- Nova Bukovica Location within Croatia
- Coordinates: 45°39′36″N 17°46′1″E﻿ / ﻿45.66000°N 17.76694°E
- Country: Croatia
- County: Virovitica-Podravina

Area
- • Total: 74.9 km^{2} (28.9 sq mi)

Population (2021)
- • Total: 1,275
- • Density: 17.0/km^{2} (44.1/sq mi)
- Time zone: UTC+1 (CET)
- • Summer (DST): UTC+2 (CEST)
- Website: novabukovica.hr

= Nova Bukovica =

Nova Bukovica is a village and municipality in Croatia in the Virovitica–Podravina County.

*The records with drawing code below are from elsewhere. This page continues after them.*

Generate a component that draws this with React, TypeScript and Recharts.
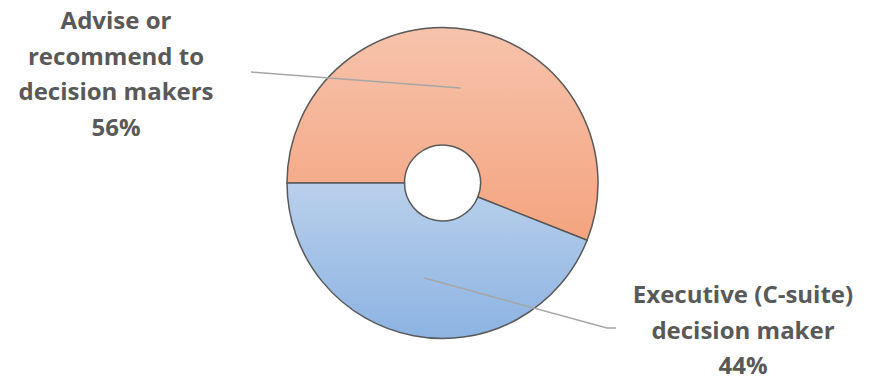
import { PieChart, Pie, Cell } from 'recharts'

const categories = ['Advise or recommend to decision makers', 'Executive (C-suite) decision maker']
const shares = [56, 44]
const labelLines = [
  ['Advise or', 'recommend to', 'decision makers'],
  ['Executive (C-suite)', 'decision maker'],
]

const data = categories.map((name, i) => ({ name, value: shares[i] }))

const GRADIENTS = [
  { id: 'gradOrange', top: '#f6c3ac', bottom: '#f4a47f' },
  { id: 'gradBlue', top: '#b9d0eb', bottom: '#8cb3e2' },
]

// label placement relative to pie centre
const LABEL_POS = [
  { leader: [[-191.5, -111]], text: [-326.5, -154] },
  { leader: [[164.5, 145], [173.5, 145]], text: [300.5, 120] },
]

const RADIAN = Math.PI / 180
const TEXT_COLOR = '#595959'

function renderLabel(props: any) {
  const { cx, cy, midAngle, innerRadius, outerRadius, index, value } = props
  const r = (innerRadius + outerRadius) / 2
  const sx = cx + r * Math.cos(-midAngle * RADIAN)
  const sy = cy + r * Math.sin(-midAngle * RADIAN)
  const pos = LABEL_POS[index]
  const pts = [[sx, sy], ...pos.leader.map(([dx, dy]) => [cx + dx, cy + dy])]
  const tx = cx + pos.text[0]
  const ty = cy + pos.text[1]
  const lines = [...labelLines[index], `${value}%`]
  return (
    <g key={`lbl-${index}`}>
      <polyline
        points={pts.map((p) => p.join(',')).join(' ')}
        fill="none"
        stroke="#a6a6a6"
        strokeWidth={1.5}
      />
      <text
        x={tx}
        y={ty}
        textAnchor="middle"
        fill={TEXT_COLOR}
        style={{ fontFamily: '"Open Sans", sans-serif', fontWeight: 700, fontSize: 24 }}
      >
        {lines.map((l, i) => (
          <tspan key={i} x={tx} dy={i === 0 ? 0 : 35.5}>{l}</tspan>
        ))}
      </text>
    </g>
  )
}

export default function App() {
  return (
    <div style={{ position: 'absolute', left: 0, top: 0, background: '#fff' }}>
      <style>{`body{margin:0}`}</style>
      <PieChart width={875} height={389} margin={{ top: 0, right: 0, bottom: 0, left: 0 }}>
        <defs>
          {GRADIENTS.map((g) => (
            <linearGradient key={g.id} id={g.id} x1="0" y1="0" x2="0" y2="1">
              <stop offset="0%" stopColor={g.top} />
              <stop offset="100%" stopColor={g.bottom} />
            </linearGradient>
          ))}
        </defs>
        <Pie
          data={data}
          dataKey="value"
          nameKey="name"
          cx={442.5}
          cy={183}
          innerRadius={38}
          outerRadius={155.5}
          startAngle={180}
          endAngle={-180}
          stroke="#595959"
          strokeWidth={1.5}
          label={renderLabel}
          labelLine={false}
          isAnimationActive={false}
        >
          {data.map((_, i) => (
            <Cell key={i} fill={`url(#${GRADIENTS[i].id})`} />
          ))}
        </Pie>
      </PieChart>
    </div>
  )
}
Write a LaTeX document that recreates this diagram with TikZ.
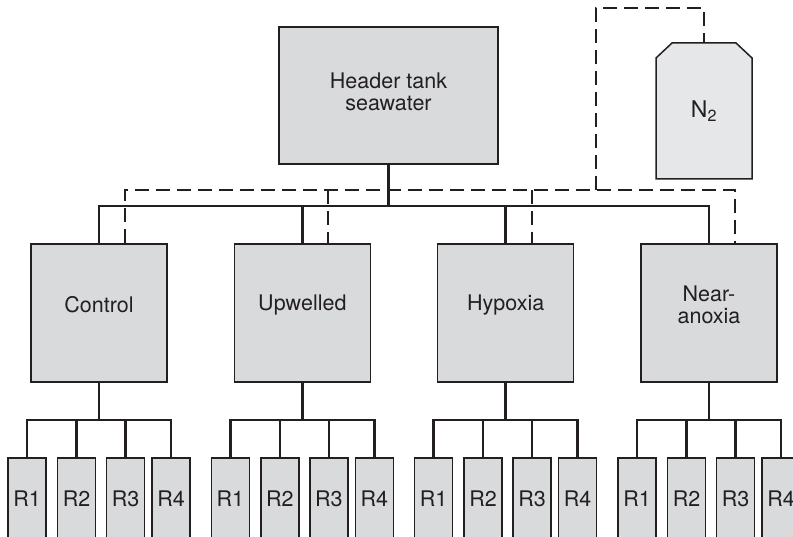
\documentclass[tikz,border=0pt]{standalone}
\usepackage{fontspec}
\setmainfont{TeX Gyre Heros}
\definecolor{ink}{HTML}{231F20}
\definecolor{boxfill}{HTML}{D9DADC}
\definecolor{gasfill}{HTML}{E6E7E8}
\begin{document}
\begin{tikzpicture}[x=1pt,y=1pt,
  labelfont/.style={font=\fontsize{21.5}{22}\selectfont, text=ink, align=center, inner sep=0pt},
  box/.style={draw=ink, fill=boxfill, line width=1.5pt, inner sep=0pt, labelfont},
  tankbox/.style={box, minimum width=219pt, minimum height=137pt},
  groupbox/.style={box, minimum width=136pt, minimum height=138pt},
  rbox/.style={box, minimum width=38pt, minimum height=81pt},
  wire/.style={draw=ink, line width=2.5pt, line cap=rect},
  gas/.style={draw=ink, line width=2pt, dash pattern=on 14pt off 7pt}
]
\useasboundingbox (0,0) rectangle (793,-537);
\clip (0,0) rectangle (793,-537);

% header tank
\node[tankbox] (header) at (388.5,-95.5) {};
\node[labelfont] (headertext) at (388.5,-92) {Header tank\\seawater};

% N2 cylinder (chamfered top)
\filldraw[draw=ink, fill=gasfill, line width=1.5pt, line join=miter]
  (656,-179) -- (656,-58) -- (672,-43) -- (736,-43) -- (752,-58) -- (752,-179) -- cycle;
\node[inner sep=0pt, minimum width=96pt, minimum height=136pt,
  font=\fontsize{23}{24}\selectfont, text=ink] (n2) at (704,-111) {N\textsubscript{2}};

% treatment boxes
\node[groupbox, label={[labelfont, yshift=8pt]center:Control}] (ctrl) at (99,-313) {};
\node[groupbox, label={[labelfont, yshift=8pt]center:Upwelled}] (upw) at (302.3,-313) {};
\node[groupbox, label={[labelfont, yshift=8pt]center:Hypoxia}] (hyp) at (505.7,-313) {};
\node[groupbox, label={[labelfont, yshift=8pt]center:{Near-\\anoxia}}] (near) at (709,-313) {};

% replicate tanks and their connectors
\foreach \g/\c in {ctrl/99, upw/302.3, hyp/505.7, near/709}{
  \foreach \i/\dx in {1/-72, 2/-22.5, 3/26.5, 4/72}{
    \node[rbox] (\g R\i) at ({\c+\dx},-498.5) {R\i};
  }
  \coordinate (\g Bar) at (\c,-420);
  \draw[wire] (\g.south) -- (\g Bar);
  \draw[wire] (\g R1.north) |- (\g R4.north |- \g Bar) -- (\g R4.north);
  \draw[wire] (\g R2.north) -- (\g R2.north |- \g Bar);
  \draw[wire] (\g R3.north) -- (\g R3.north |- \g Bar);
}

% seawater supply
\coordinate (bus) at (388.5,-206);
\draw[wire] (header.south) -- (header.south |- bus);
\draw[wire] (ctrl.north) |- (near.north |- bus) -- (near.north);
\draw[wire] (upw.north) -- (upw.north |- bus);
\draw[wire] (hyp.north) -- (hyp.north |- bus);

% nitrogen supply
\coordinate (gasbus) at (388.5,-190);
\path ([xshift=26pt]ctrl.north) coordinate (ctrlG)
      ([xshift=26pt]upw.north) coordinate (upwG)
      ([xshift=26pt]hyp.north) coordinate (hypG)
      ([xshift=26pt]near.north) coordinate (nearG);
\coordinate (tee) at (596,-190);
\coordinate (gtop) at (596,-8);
\draw[gas] (ctrlG) |- (nearG |- gasbus) -- (nearG);
\draw[gas] (upwG |- gasbus) -- (upwG);
\draw[gas] (hypG |- gasbus) -- (hypG);
\draw[gas] (tee) -- (gtop) -| (n2.north);
\end{tikzpicture}
\end{document}
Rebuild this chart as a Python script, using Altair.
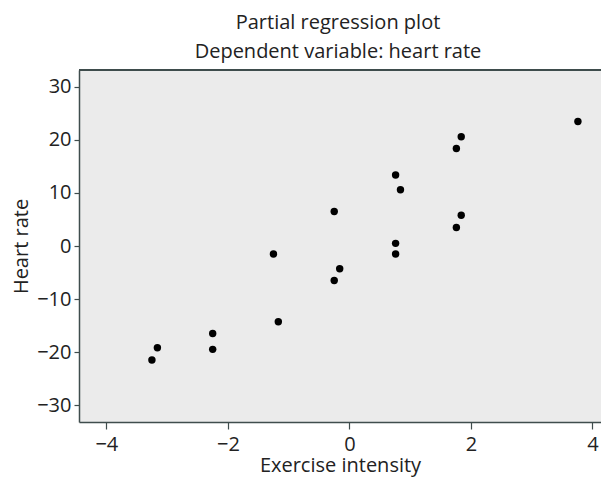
import altair as alt
import pandas as pd

exercise_intensity = [3.76, 1.84, 1.76, 0.76, 0.84, -0.25, 1.84, 1.76, 0.76, 0.76,
                      -1.25, -0.16, -0.25, -1.17, -2.25, -2.25, -3.16, -3.25]
heart_rate = [23.5, 20.6, 18.4, 13.4, 10.6, 6.5, 5.8, 3.5, 0.5, -1.5,
              -1.5, -4.3, -6.5, -14.3, -16.5, -19.5, -19.2, -21.5]

x_ticks = [-4, -2, 0, 2, 4]
y_ticks = [-30, -20, -10, 0, 10, 20, 30]

df = pd.DataFrame({"x": exercise_intensity, "y": heart_rate})

FONT = "Open Sans"
AXIS_COLOR = "#3f4d4d"
TEXT_COLOR = "#222222"
W, H = 522, 352

points = alt.Chart(df).mark_circle(size=55, color="black", opacity=1).encode(
    x=alt.X("x:Q", title="Exercise intensity",
            scale=alt.Scale(domain=[-4.45, 4.14], nice=False, zero=False),
            axis=alt.Axis(values=x_ticks, grid=False, tickSize=7, labelPadding=5,
                          titlePadding=1)),
    y=alt.Y("y:Q", title="Heart rate",
            scale=alt.Scale(domain=[-33.2, 33.2], nice=False, zero=False),
            axis=alt.Axis(values=y_ticks, grid=False, tickSize=5, labelPadding=3,
                          titlePadding=5)),
)

top_border = alt.Chart(df).mark_rule(color=AXIS_COLOR, strokeWidth=1.5).encode(
    x=alt.value(0), x2=alt.value(W), y=alt.value(0)
)

chart = alt.layer(top_border, points).properties(
    width=W, height=H,
    autosize=alt.AutoSizeParams(type="none"),
    padding={"left": 71, "top": 62, "right": 0, "bottom": 55},
    title=alt.Title(["Partial regression plot", "Dependent variable: heart rate"],
                    font=FONT, fontSize=20, fontWeight="normal", color=TEXT_COLOR,
                    lineHeight=29, anchor="middle", offset=7, dx=-2),
).configure_view(
    fill="#ebebeb", stroke=None, strokeWidth=0
).configure_axis(
    domainColor=AXIS_COLOR, domainWidth=1.5, tickColor=AXIS_COLOR, tickWidth=1.2,
    labelFont=FONT, labelFontSize=20, labelColor=TEXT_COLOR,
    titleFont=FONT, titleFontSize=20, titleFontWeight="normal", titleColor=TEXT_COLOR,
)

chart.save("out.html", embed_options={"renderer": "svg", "actions": False})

In the 2011 census it had a total population of 1,771, in the following settlements:
- Bjelkovac, population 52
- Brezik, population 158
- Bukovački Antunovac, population 198
- Dobrović, population 128
- Donja Bukovica, population 85
- Gornje Viljevo, population 31
- Miljevci, population 317
- Nova Bukovica, population 802

In the same census, 85% of the population were Croats.

==Politics==
===Minority councils===
Directly elected minority councils and representatives are tasked with consulting tasks for the local or regional authorities in which they are advocating for minority rights and interests, integration into public life and participation in the management of local affairs. At the 2023 Croatian national minorities councils and representatives elections Serbs of Croatia fulfilled legal requirements to elect 10 members minority councils of the Municipality of Nova Bukovica but with only 9 representatives being elected in the body in the end.